• _Task description_
Exact reproduction of the data is required, with images excluded.

• _Data lines_
++++++++

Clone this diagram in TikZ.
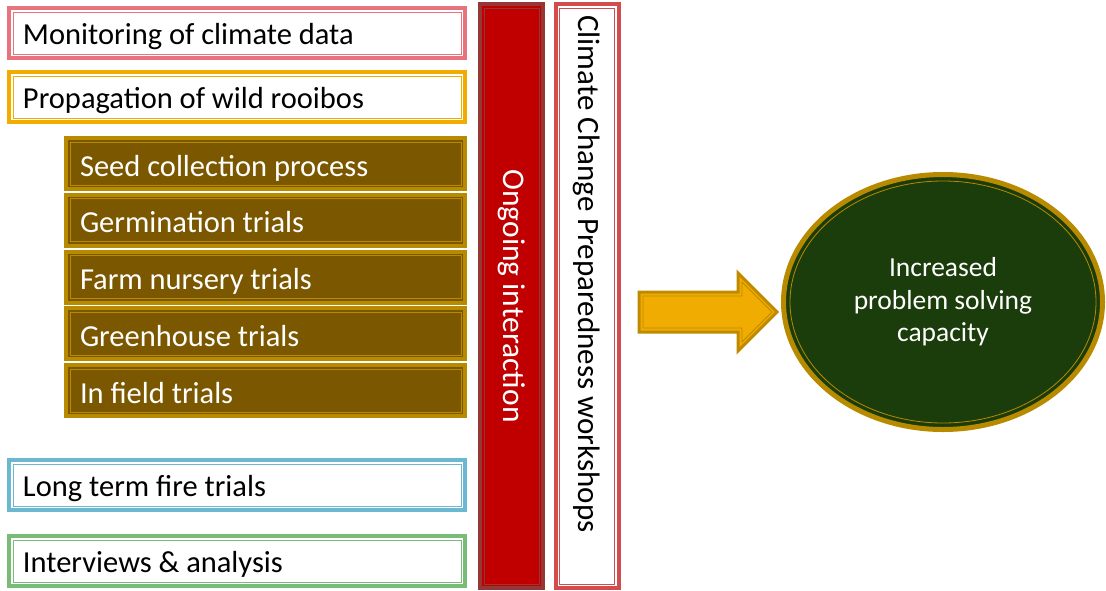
\documentclass[tikz,border=0pt]{standalone}
\usepackage{fontspec}
\setmainfont{Carlito}
\usetikzlibrary{shapes.geometric}
\definecolor{pinkb}{HTML}{E8737F}
\definecolor{orangeb}{HTML}{F2AC00}
\definecolor{brownf}{HTML}{7B5800}
\definecolor{goldb}{HTML}{B88A00}
\definecolor{blueb}{HTML}{6CB8D0}
\definecolor{greenb}{HTML}{78BC78}
\definecolor{redf}{HTML}{C00000}
\definecolor{redb}{HTML}{953735}
\definecolor{climb}{HTML}{D24C4E}
\definecolor{arrowf}{HTML}{F0AC00}
\definecolor{arrowb}{HTML}{BF8A00}
\definecolor{ellf}{HTML}{1B3C0B}
\tikzset{
  inframe/.style={path picture={\draw[#1,line width=1pt]
      ([xshift=4pt,yshift=4pt]path picture bounding box.south west) rectangle
      ([xshift=-4pt,yshift=-4pt]path picture bounding box.north east);}},
  natspace/.style={execute at begin node={\spaceskip=0pt\xspaceskip=0pt\relax}},
  wbox/.style={draw=#1, line width=4pt, fill=white, minimum height=50pt,
    text width=428pt, inner xsep=14pt, inner ysep=0pt, align=left, anchor=north west,
    text height=23pt, text depth=0pt, natspace,
    font=\fontsize{30.5}{36}\selectfont, text=black, inframe=#1},
  bbox/.style={draw=goldb, line width=4pt, fill=brownf, minimum height=51pt,
    text width=371pt, inner xsep=14pt, inner ysep=0pt, align=left, anchor=north west,
    text height=25pt, text depth=0pt, natspace,
    font=\fontsize{30.5}{36}\selectfont, text=white, inframe=goldb},
  bar/.style 2 args={draw=#1, fill=#2, line width=4pt, minimum width=63pt,
    minimum height=584pt, inner sep=0pt, inframe=#1},
  vtext/.style={rotate=-90, inner sep=0pt, font=\fontsize{31}{36}\selectfont},
}
\begin{document}
\begin{tikzpicture}[x=1pt,y=-1pt]
\useasboundingbox (0,0) rectangle (1106,590);
% left boxes
\node[wbox=pinkb] (mon) at (7,6) {Monitoring of climate data};
\node[wbox=orangeb] (prop) at (7,70) {Propagation of wild rooibos};
\node[bbox] (seed) at (64,136) {Seed collection process};
\node[bbox] (germ) at (64,192.8) {Germination trials};
\node[bbox] (farm) at (64,249.6) {Farm nursery trials};
\node[bbox] (green) at (64,306.4) {Greenhouse trials};
\node[bbox] (field) at (64,363.2) {In field trials};
\node[wbox=blueb] (fire) at (7,458) {Long term fire trials};
\node[wbox=greenb] (int) at (7,534) {Interviews \& analysis};
% vertical bars
\node[bar={redb}{redf}] (red) at (511.5,296) {};
\node[vtext, text=white, font=\fontsize{31.5}{36}\selectfont] (ongo) at (red.center) {Ongoing interaction};
\node[bar={climb}{white}] (clim) at (587,296) {};
\node[vtext, text=black, anchor=west] (cct) at (587,15) {Climate Change Preparedness workshops};
% block arrow
\draw[draw=arrowb, fill=arrowf, line width=3pt, line join=miter]
  (639,292) -- (738,292) -- (738,273) -- (777,312) -- (738,351) -- (738,332) -- (639,332) -- cycle;
\draw[draw=arrowb, line width=0.8pt, line join=miter]
  (643,296) -- (742,296) -- (742,282) -- (772,312) -- (742,342) -- (742,328) -- (643,328) -- cycle;
% ellipse
\node[ellipse, draw=goldb, fill=ellf, line width=5pt, minimum width=319pt,
  minimum height=255pt, inner sep=0pt, text=white, align=center,
  font=\fontsize{27.5}{32.5}\selectfont,
  path picture={\draw[goldb,line width=0.8pt] (path picture bounding box.center)
    ellipse [x radius=153pt, y radius=121pt];}] (res) at (943,302)
  {Increased\\problem solving\\capacity};
\end{tikzpicture}
\end{document}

++++++++

• _Solution to this task_
Clone this diagram in TikZ.
\documentclass[tikz,border=0pt]{standalone}
\usepackage{fontspec}
\setmainfont{Carlito}
\usetikzlibrary{shapes.geometric}
\definecolor{pinkb}{HTML}{E8737F}
\definecolor{orangeb}{HTML}{F2AC00}
\definecolor{brownf}{HTML}{7B5800}
\definecolor{goldb}{HTML}{B88A00}
\definecolor{blueb}{HTML}{6CB8D0}
\definecolor{greenb}{HTML}{78BC78}
\definecolor{redf}{HTML}{C00000}
\definecolor{redb}{HTML}{953735}
\definecolor{climb}{HTML}{D24C4E}
\definecolor{arrowf}{HTML}{F0AC00}
\definecolor{arrowb}{HTML}{BF8A00}
\definecolor{ellf}{HTML}{1B3C0B}
\tikzset{
  inframe/.style={path picture={\draw[#1,line width=1pt]
      ([xshift=4pt,yshift=4pt]path picture bounding box.south west) rectangle
      ([xshift=-4pt,yshift=-4pt]path picture bounding box.north east);}},
  natspace/.style={execute at begin node={\spaceskip=0pt\xspaceskip=0pt\relax}},
  wbox/.style={draw=#1, line width=4pt, fill=white, minimum height=50pt,
    text width=428pt, inner xsep=14pt, inner ysep=0pt, align=left, anchor=north west,
    text height=23pt, text depth=0pt, natspace,
    font=\fontsize{30.5}{36}\selectfont, text=black, inframe=#1},
  bbox/.style={draw=goldb, line width=4pt, fill=brownf, minimum height=51pt,
    text width=371pt, inner xsep=14pt, inner ysep=0pt, align=left, anchor=north west,
    text height=25pt, text depth=0pt, natspace,
    font=\fontsize{30.5}{36}\selectfont, text=white, inframe=goldb},
  bar/.style 2 args={draw=#1, fill=#2, line width=4pt, minimum width=63pt,
    minimum height=584pt, inner sep=0pt, inframe=#1},
  vtext/.style={rotate=-90, inner sep=0pt, font=\fontsize{31}{36}\selectfont},
}
\begin{document}
\begin{tikzpicture}[x=1pt,y=-1pt]
\useasboundingbox (0,0) rectangle (1106,590);
% left boxes
\node[wbox=pinkb] (mon) at (7,6) {Monitoring of climate data};
\node[wbox=orangeb] (prop) at (7,70) {Propagation of wild rooibos};
\node[bbox] (seed) at (64,136) {Seed collection process};
\node[bbox] (germ) at (64,192.8) {Germination trials};
\node[bbox] (farm) at (64,249.6) {Farm nursery trials};
\node[bbox] (green) at (64,306.4) {Greenhouse trials};
\node[bbox] (field) at (64,363.2) {In field trials};
\node[wbox=blueb] (fire) at (7,458) {Long term fire trials};
\node[wbox=greenb] (int) at (7,534) {Interviews \& analysis};
% vertical bars
\node[bar={redb}{redf}] (red) at (511.5,296) {};
\node[vtext, text=white, font=\fontsize{31.5}{36}\selectfont] (ongo) at (red.center) {Ongoing interaction};
\node[bar={climb}{white}] (clim) at (587,296) {};
\node[vtext, text=black, anchor=west] (cct) at (587,15) {Climate Change Preparedness workshops};
% block arrow
\draw[draw=arrowb, fill=arrowf, line width=3pt, line join=miter]
  (639,292) -- (738,292) -- (738,273) -- (777,312) -- (738,351) -- (738,332) -- (639,332) -- cycle;
\draw[draw=arrowb, line width=0.8pt, line join=miter]
  (643,296) -- (742,296) -- (742,282) -- (772,312) -- (742,342) -- (742,328) -- (643,328) -- cycle;
% ellipse
\node[ellipse, draw=goldb, fill=ellf, line width=5pt, minimum width=319pt,
  minimum height=255pt, inner sep=0pt, text=white, align=center,
  font=\fontsize{27.5}{32.5}\selectfont,
  path picture={\draw[goldb,line width=0.8pt] (path picture bounding box.center)
    ellipse [x radius=153pt, y radius=121pt];}] (res) at (943,302)
  {Increased\\problem solving\\capacity};
\end{tikzpicture}
\end{document}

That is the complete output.